The Braves, who entered Monday with MLB’s worst record at 0-4, released a statement upon hearing the news.
Profar released a statement saying he unknowingly ingested the banned substance but also took full responsibility and accepted MLB’s decision.
“Today is the most difficult day of my baseball career,” he said.
He was an on-base machine for a Padres team whose 93 wins were their most since 1998, as San Diego was one victory shy of making the NLCS. By leading the Senior Circuit on hit-by-pitches (18), drawing 76 walks and hitting .280, Profar finished second in the National League with a .380 on-base percentage.
He spent a total of nine years with the Rangers’ organization, including the 2014 and 2015 seasons, which he missed entirely due to injuries. He then joined the Oakland Athletics in 2019, had a first stint with the Padres from 2020-22, the Colorado Rockies in 2023, and then rejoined the Padres later in the 2023 season. He had the classic profile of a journeyman player until finally putting everything together in that 2024 season.

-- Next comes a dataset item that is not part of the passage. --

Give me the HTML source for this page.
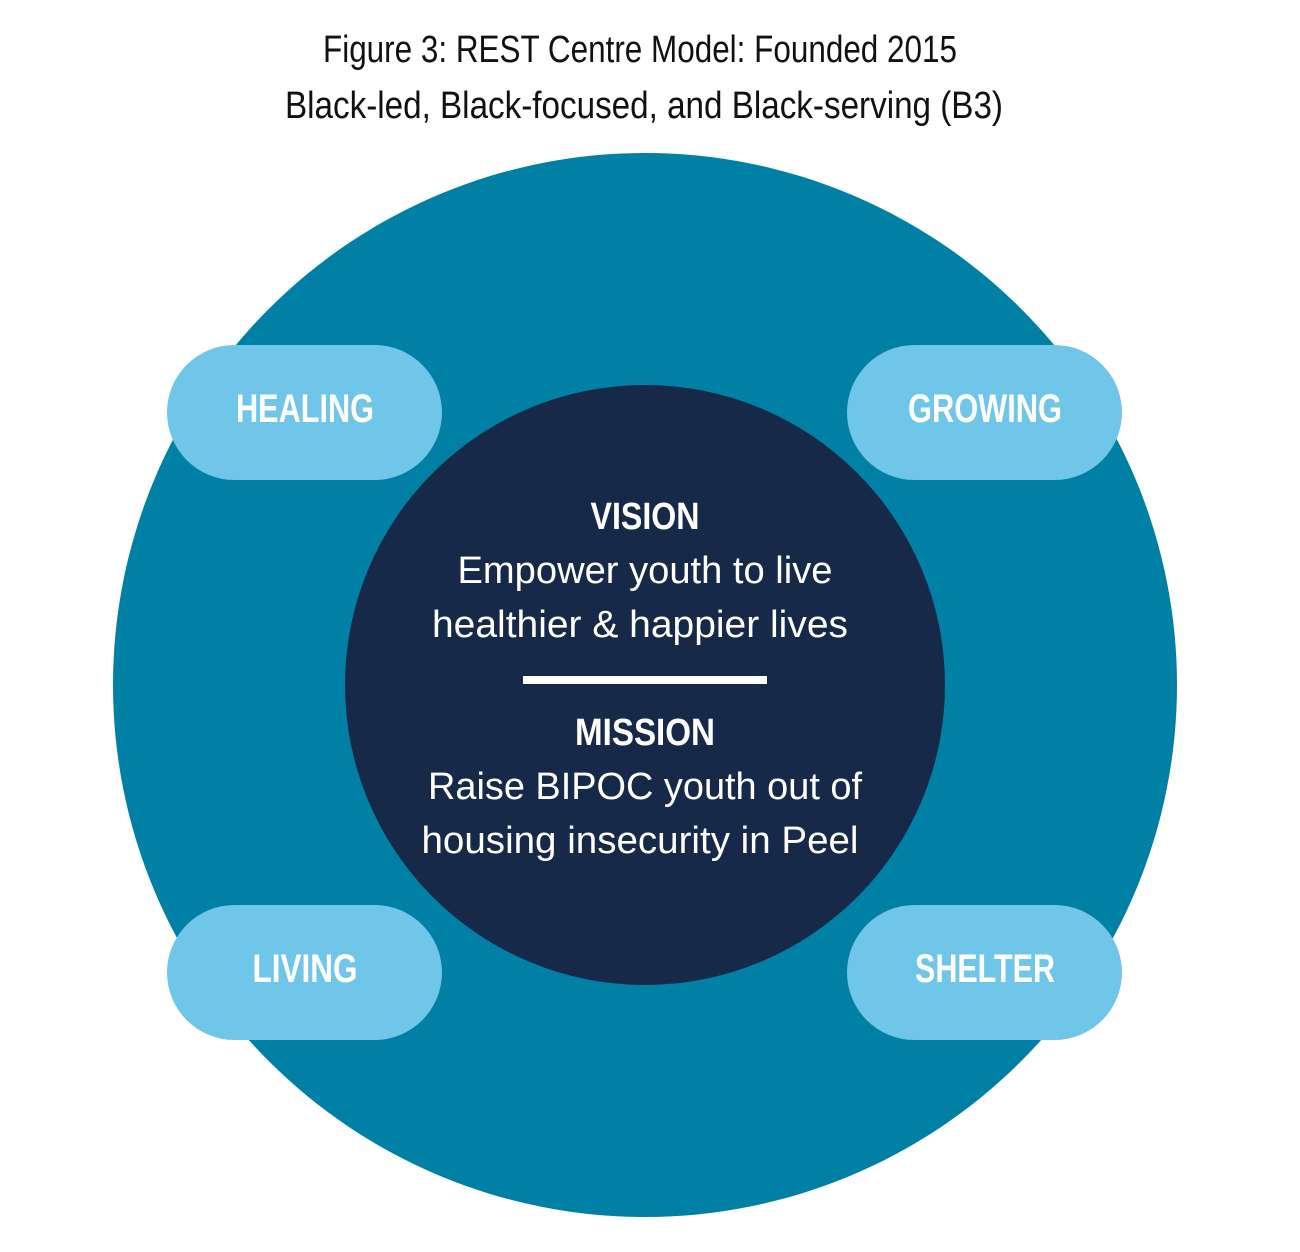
<!DOCTYPE html>
<html><head><meta charset="utf-8"><style>
html,body{margin:0;padding:0;background:#fff;}
svg{display:block;}
text{font-family:"Liberation Sans Narrow","Liberation Sans",sans-serif;}
</style></head><body>
<svg width="1300" height="1252" viewBox="0 0 1300 1252" xmlns="http://www.w3.org/2000/svg">
<text x="640" y="62" font-size="38" fill="#111" text-anchor="middle" textLength="634" lengthAdjust="spacingAndGlyphs">Figure 3: REST Centre Model: Founded 2015</text>
<text x="644" y="118" font-size="38" fill="#111" text-anchor="middle" textLength="718" lengthAdjust="spacingAndGlyphs">Black-led, Black-focused, and Black-serving (B3)</text>
<circle cx="645" cy="685" r="532" fill="#0080a4"/>
<circle cx="645" cy="685" r="300" fill="#172949"/>
<rect x="167" y="345" width="275" height="135" rx="67.5" fill="#6fc6e8"/>
<rect x="847" y="345" width="275" height="135" rx="67.5" fill="#6fc6e8"/>
<rect x="167" y="905" width="275" height="135" rx="67.5" fill="#6fc6e8"/>
<rect x="847" y="905" width="275" height="135" rx="67.5" fill="#6fc6e8"/>
<g font-size="40" font-weight="bold" fill="#fff" text-anchor="middle">
<text x="305" y="422" textLength="138" lengthAdjust="spacingAndGlyphs">HEALING</text>
<text x="985" y="422" textLength="154" lengthAdjust="spacingAndGlyphs">GROWING</text>
<text x="305" y="982" textLength="105" lengthAdjust="spacingAndGlyphs">LIVING</text>
<text x="985" y="982" textLength="140" lengthAdjust="spacingAndGlyphs">SHELTER</text>
</g>
<g fill="#fff" text-anchor="middle">
<text x="645" y="529" font-size="38" font-weight="bold" textLength="109" lengthAdjust="spacingAndGlyphs">VISION</text>
<text x="645" y="583" font-size="38" textLength="375" lengthAdjust="spacingAndGlyphs">Empower youth to live</text>
<text x="640" y="637" font-size="38" textLength="416" lengthAdjust="spacingAndGlyphs">healthier &amp; happier lives</text>
<rect x="523" y="676" width="244" height="8" fill="#fff"/>
<text x="645" y="745" font-size="38" font-weight="bold" textLength="140" lengthAdjust="spacingAndGlyphs">MISSION</text>
<text x="645" y="799" font-size="38" textLength="434" lengthAdjust="spacingAndGlyphs">Raise BIPOC youth out of</text>
<text x="640" y="853" font-size="38" textLength="437" lengthAdjust="spacingAndGlyphs">housing insecurity in Peel</text>
</g>
</svg>
</body></html>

The Braves saw him as the missing piece to getting them back to the World Series after a glaring hole in left field a year ago. Atlanta started eight players at the position, and only three of those are still on the Braves’ 25-man roster. Further compounding Profar’s 80-game absence is that Atlanta is still without MVP winner Ronald Acuna Jr., who suffered a second ACL tear during the 2024 season and isn’t expected back for another month or so.
The Braves, who won the 2021 World Series and whose 294 victories since the 2022 season are the second-most in MLB, trailing only the Los Angeles Dodgers (314), have not looked anything like the dominant team they were over the last few years. Atlanta was swept in its opening series—by Profar’s former team in the Padres, no less—to give them an 0-4 mark ahead of a three-game set versus the reigning world champions, those Dodgers.

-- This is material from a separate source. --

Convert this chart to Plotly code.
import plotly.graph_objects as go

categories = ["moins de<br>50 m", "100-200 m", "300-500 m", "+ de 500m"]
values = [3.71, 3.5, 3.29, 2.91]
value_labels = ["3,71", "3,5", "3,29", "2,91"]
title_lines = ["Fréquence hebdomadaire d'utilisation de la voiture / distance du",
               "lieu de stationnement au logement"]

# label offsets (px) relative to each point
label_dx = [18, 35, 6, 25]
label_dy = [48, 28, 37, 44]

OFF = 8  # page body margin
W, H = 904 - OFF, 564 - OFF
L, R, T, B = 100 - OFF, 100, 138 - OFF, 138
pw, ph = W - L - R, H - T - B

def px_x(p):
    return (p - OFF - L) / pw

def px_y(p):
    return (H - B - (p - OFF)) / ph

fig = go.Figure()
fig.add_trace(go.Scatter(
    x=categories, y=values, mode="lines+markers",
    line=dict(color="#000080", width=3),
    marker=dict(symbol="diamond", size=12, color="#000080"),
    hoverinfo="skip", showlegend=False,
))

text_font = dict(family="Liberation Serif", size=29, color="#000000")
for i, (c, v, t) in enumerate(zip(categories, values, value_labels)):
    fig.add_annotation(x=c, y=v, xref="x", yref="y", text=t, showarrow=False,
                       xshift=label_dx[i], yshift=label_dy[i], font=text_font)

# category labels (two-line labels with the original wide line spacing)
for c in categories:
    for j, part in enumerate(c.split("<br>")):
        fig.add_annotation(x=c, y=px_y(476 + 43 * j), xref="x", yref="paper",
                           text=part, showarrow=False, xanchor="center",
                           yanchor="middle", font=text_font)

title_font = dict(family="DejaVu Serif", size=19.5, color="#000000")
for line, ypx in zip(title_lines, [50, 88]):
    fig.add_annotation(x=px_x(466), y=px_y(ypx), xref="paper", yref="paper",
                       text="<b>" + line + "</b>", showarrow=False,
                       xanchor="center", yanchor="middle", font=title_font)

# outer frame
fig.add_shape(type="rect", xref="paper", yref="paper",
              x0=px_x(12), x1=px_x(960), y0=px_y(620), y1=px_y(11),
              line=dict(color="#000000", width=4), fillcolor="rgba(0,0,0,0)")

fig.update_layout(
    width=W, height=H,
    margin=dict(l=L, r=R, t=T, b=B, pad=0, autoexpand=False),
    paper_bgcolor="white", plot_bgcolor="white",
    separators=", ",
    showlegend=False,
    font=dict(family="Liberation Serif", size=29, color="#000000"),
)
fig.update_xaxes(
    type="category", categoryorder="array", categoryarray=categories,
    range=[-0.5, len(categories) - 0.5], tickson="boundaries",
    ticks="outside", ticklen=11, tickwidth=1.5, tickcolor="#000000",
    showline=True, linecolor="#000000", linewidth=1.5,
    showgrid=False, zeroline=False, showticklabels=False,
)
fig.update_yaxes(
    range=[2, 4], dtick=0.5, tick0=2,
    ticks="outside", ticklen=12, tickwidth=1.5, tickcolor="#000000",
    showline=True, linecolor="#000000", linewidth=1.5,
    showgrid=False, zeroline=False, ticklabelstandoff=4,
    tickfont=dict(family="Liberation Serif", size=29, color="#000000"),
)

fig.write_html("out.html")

Atlanta’s offense was already struggling with Profar in the lineup as it was shut out on both Saturday and Sunday, and the Braves’ team batting average of .148 was the second-worst in all of baseball. Profar played a part in the offensive struggles, going just 3 for 15 (.200) to start his Braves’ tenure, with zero extra-base hits.
Playing on a $12-million salary this season, Profar is set to lose out on over $5.9 million in compensation, which is nearly six times the amount he made last season with San Diego.